◆ **Short problem**:
Pictures stay out. Extract the lines below from the first one through the line with "(t141) at (265,976)", both included.

Lines of data:
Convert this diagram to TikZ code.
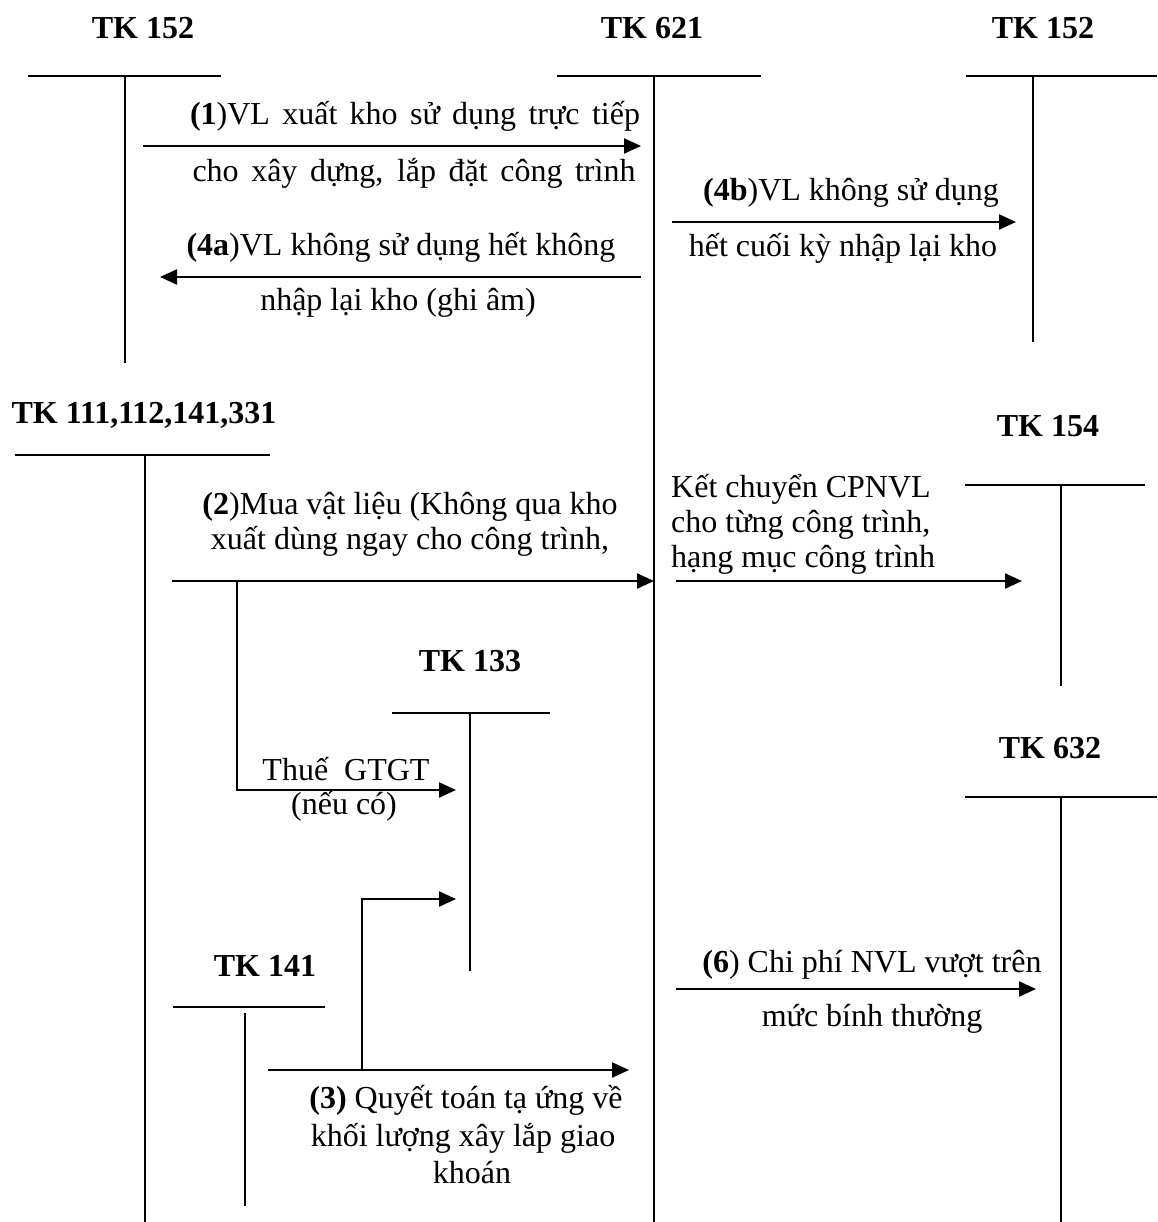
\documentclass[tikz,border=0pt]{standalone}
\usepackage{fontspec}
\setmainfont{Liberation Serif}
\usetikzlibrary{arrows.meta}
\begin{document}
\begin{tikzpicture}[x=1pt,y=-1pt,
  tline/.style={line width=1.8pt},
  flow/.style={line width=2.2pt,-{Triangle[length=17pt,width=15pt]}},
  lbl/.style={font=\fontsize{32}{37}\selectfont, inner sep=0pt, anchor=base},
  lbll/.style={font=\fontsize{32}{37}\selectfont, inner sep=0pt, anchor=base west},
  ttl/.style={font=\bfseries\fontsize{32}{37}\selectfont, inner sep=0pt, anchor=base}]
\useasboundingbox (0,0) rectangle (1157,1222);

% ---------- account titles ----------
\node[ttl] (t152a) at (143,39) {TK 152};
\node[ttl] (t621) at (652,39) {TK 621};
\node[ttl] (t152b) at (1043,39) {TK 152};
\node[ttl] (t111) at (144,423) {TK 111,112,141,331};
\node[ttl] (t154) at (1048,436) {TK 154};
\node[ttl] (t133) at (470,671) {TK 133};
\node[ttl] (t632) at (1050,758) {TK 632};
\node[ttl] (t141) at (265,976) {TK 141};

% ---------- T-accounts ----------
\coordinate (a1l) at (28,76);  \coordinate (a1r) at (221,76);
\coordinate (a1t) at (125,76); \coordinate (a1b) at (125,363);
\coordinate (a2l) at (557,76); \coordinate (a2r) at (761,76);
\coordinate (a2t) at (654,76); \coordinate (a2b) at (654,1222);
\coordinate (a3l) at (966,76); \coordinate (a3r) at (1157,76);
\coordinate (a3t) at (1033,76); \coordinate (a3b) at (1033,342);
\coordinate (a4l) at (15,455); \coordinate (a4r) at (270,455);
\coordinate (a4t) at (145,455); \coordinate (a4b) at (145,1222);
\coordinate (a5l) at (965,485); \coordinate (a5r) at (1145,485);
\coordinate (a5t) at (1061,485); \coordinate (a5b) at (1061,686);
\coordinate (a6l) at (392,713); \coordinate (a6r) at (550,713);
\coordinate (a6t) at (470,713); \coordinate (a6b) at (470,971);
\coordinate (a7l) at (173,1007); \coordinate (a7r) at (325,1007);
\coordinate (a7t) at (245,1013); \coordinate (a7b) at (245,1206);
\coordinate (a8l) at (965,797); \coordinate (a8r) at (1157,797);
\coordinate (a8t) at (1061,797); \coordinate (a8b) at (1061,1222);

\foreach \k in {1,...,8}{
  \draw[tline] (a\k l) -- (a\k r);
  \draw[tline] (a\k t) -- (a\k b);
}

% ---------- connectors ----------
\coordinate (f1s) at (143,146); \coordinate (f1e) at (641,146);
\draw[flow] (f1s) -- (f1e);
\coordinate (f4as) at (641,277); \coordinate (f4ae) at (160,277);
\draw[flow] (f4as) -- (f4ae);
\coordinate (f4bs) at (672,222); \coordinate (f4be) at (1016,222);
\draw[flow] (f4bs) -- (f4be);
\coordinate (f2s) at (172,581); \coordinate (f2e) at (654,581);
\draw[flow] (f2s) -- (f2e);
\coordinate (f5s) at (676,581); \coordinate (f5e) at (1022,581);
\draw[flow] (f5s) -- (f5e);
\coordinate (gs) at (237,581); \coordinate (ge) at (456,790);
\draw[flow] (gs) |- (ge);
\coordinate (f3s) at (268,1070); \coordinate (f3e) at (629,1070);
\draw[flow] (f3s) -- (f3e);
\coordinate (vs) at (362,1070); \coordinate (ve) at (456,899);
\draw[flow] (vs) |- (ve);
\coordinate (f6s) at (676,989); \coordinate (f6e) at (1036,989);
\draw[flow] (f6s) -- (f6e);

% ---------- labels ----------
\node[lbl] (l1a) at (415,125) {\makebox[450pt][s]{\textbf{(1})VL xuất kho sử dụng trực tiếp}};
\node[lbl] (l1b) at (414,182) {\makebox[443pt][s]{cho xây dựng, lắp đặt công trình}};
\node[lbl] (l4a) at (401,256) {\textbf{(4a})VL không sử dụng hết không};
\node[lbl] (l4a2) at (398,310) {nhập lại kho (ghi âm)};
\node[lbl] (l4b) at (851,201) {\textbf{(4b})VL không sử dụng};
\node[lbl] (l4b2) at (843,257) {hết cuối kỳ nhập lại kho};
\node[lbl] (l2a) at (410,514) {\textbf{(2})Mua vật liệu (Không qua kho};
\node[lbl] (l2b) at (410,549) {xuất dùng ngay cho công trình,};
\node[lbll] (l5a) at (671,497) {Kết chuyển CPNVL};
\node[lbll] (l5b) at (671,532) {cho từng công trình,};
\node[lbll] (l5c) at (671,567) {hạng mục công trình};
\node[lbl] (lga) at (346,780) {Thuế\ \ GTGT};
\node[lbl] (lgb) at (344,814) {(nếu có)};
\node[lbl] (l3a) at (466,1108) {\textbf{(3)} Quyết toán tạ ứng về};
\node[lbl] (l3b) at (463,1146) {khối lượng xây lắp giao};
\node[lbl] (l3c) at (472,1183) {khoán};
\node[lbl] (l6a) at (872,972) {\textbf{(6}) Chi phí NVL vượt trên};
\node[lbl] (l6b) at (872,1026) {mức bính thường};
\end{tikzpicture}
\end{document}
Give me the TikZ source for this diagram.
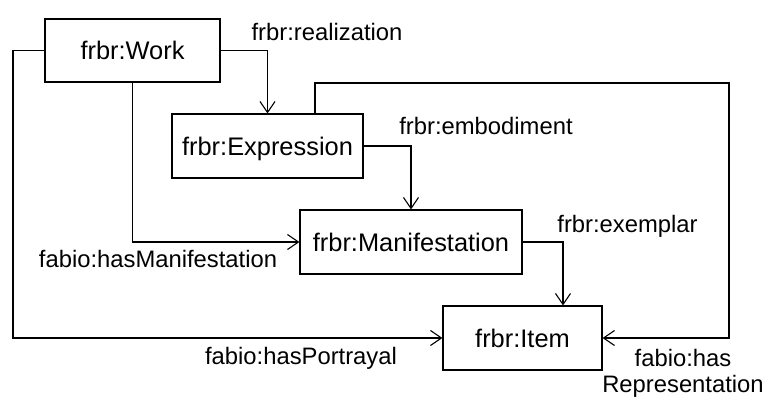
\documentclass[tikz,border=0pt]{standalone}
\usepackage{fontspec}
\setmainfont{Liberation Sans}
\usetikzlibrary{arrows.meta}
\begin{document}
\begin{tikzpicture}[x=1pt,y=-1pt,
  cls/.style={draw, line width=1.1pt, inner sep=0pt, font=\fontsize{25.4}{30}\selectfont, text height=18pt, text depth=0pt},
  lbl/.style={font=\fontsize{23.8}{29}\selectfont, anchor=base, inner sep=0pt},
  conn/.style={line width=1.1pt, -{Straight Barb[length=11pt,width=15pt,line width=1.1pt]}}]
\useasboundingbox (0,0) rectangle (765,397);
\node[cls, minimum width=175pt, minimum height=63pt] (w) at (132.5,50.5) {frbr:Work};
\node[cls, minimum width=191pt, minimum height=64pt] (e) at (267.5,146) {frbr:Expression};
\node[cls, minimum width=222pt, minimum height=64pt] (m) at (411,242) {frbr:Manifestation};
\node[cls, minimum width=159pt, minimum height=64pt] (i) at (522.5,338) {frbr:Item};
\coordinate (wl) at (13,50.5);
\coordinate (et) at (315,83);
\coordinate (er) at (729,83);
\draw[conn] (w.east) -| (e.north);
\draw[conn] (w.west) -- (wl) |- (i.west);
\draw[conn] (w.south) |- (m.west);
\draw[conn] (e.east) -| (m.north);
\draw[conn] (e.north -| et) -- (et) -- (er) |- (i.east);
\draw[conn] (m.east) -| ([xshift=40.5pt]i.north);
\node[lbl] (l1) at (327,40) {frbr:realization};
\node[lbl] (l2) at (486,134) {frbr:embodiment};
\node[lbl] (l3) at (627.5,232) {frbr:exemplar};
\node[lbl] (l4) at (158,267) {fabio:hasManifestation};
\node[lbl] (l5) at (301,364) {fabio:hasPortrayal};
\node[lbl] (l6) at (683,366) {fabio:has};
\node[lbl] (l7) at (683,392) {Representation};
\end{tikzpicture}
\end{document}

◆ **Exercise response**:
Convert this diagram to TikZ code.
\documentclass[tikz,border=0pt]{standalone}
\usepackage{fontspec}
\setmainfont{Liberation Serif}
\usetikzlibrary{arrows.meta}
\begin{document}
\begin{tikzpicture}[x=1pt,y=-1pt,
  tline/.style={line width=1.8pt},
  flow/.style={line width=2.2pt,-{Triangle[length=17pt,width=15pt]}},
  lbl/.style={font=\fontsize{32}{37}\selectfont, inner sep=0pt, anchor=base},
  lbll/.style={font=\fontsize{32}{37}\selectfont, inner sep=0pt, anchor=base west},
  ttl/.style={font=\bfseries\fontsize{32}{37}\selectfont, inner sep=0pt, anchor=base}]
\useasboundingbox (0,0) rectangle (1157,1222);

% ---------- account titles ----------
\node[ttl] (t152a) at (143,39) {TK 152};
\node[ttl] (t621) at (652,39) {TK 621};
\node[ttl] (t152b) at (1043,39) {TK 152};
\node[ttl] (t111) at (144,423) {TK 111,112,141,331};
\node[ttl] (t154) at (1048,436) {TK 154};
\node[ttl] (t133) at (470,671) {TK 133};
\node[ttl] (t632) at (1050,758) {TK 632};
\node[ttl] (t141) at (265,976) {TK 141};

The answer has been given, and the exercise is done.